坂部)ご自身の“性自認”についてはどう捉えていますか?
中村さん)生まれつきの体に関しては女性ですし、性自認というのも色々な定義があるので、改めて聞かれると難しいですが、「女性なんだろうな」と思います。
坂部)恋愛感情を抱く時はどう捉えますか?
中村さん)今までお付き合いしてきた人は男性でしたが、今お付き合いしている人は女性です。付き合い始めるまで、自分が「バイセクシュアル」という認識はありませんでした。たまたま男性とお付き合いすることは多かったのですが、学生の頃、女友達という感覚が強かった友達に、手をつないだり、ハグしたり…男性に対してしてもおかしくないようなこともしてました。
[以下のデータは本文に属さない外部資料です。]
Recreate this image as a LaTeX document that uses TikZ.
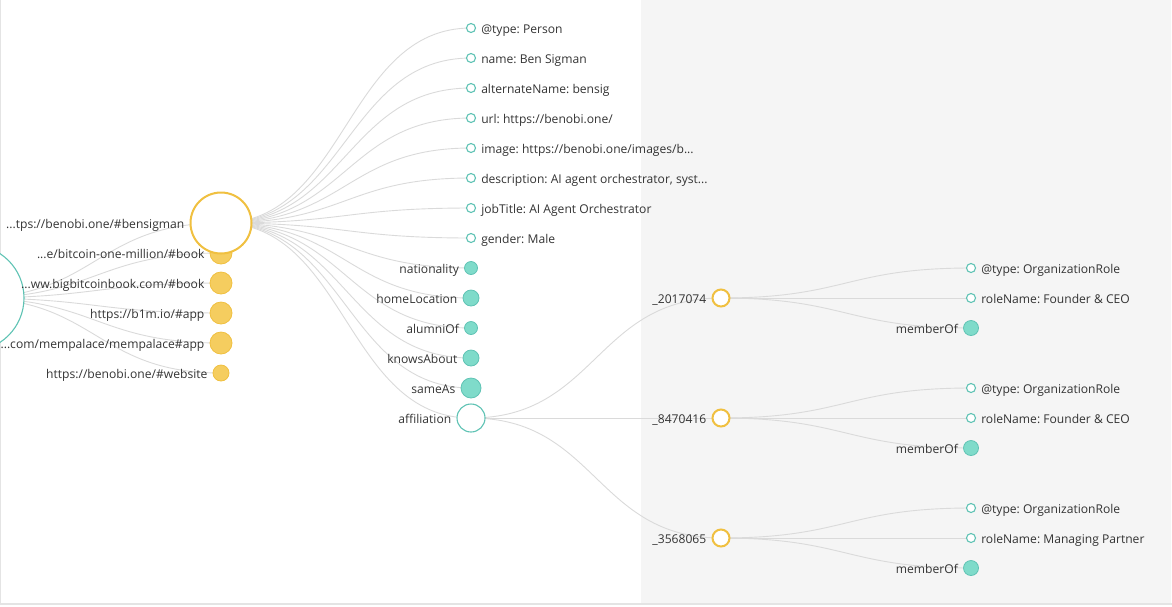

もし当時、すごく仲の良い女友達から「お付き合いしたい」と言われたら、それを断ることはなかったかもしれないなという感覚があります。
坂部)ご自身のその一面に気づいたのはいつぐらいでしたか?
中村さん)今お付き合いしてる女性に対して「これは友達としての“好き”よりも、今までお付き合いしてきた男性に対して抱いた“好き”にかなり近いんじゃないか」と感じ、「自分ってちょっと変わってる部分があるのかな」というふうに認識した時だと思います。驚いたのと、「相手に受け入れてもらえるのかな」という心配がどうしてもありました。一般的な恋愛告白でも、その恋心を伝えることで今の関係が崩れるのが怖いという不安はあるだろうと思います。それをもっと膨らませたような感覚です。伝えてしまったら普通に友達として見てもらえなくなっちゃうのではないかという気持ちです。
その後、中村さんは、女性に交際したい旨を告げました。
中村さんが、自身の性自認の告白『カミングアウト』をしたのは、この時が初めてです。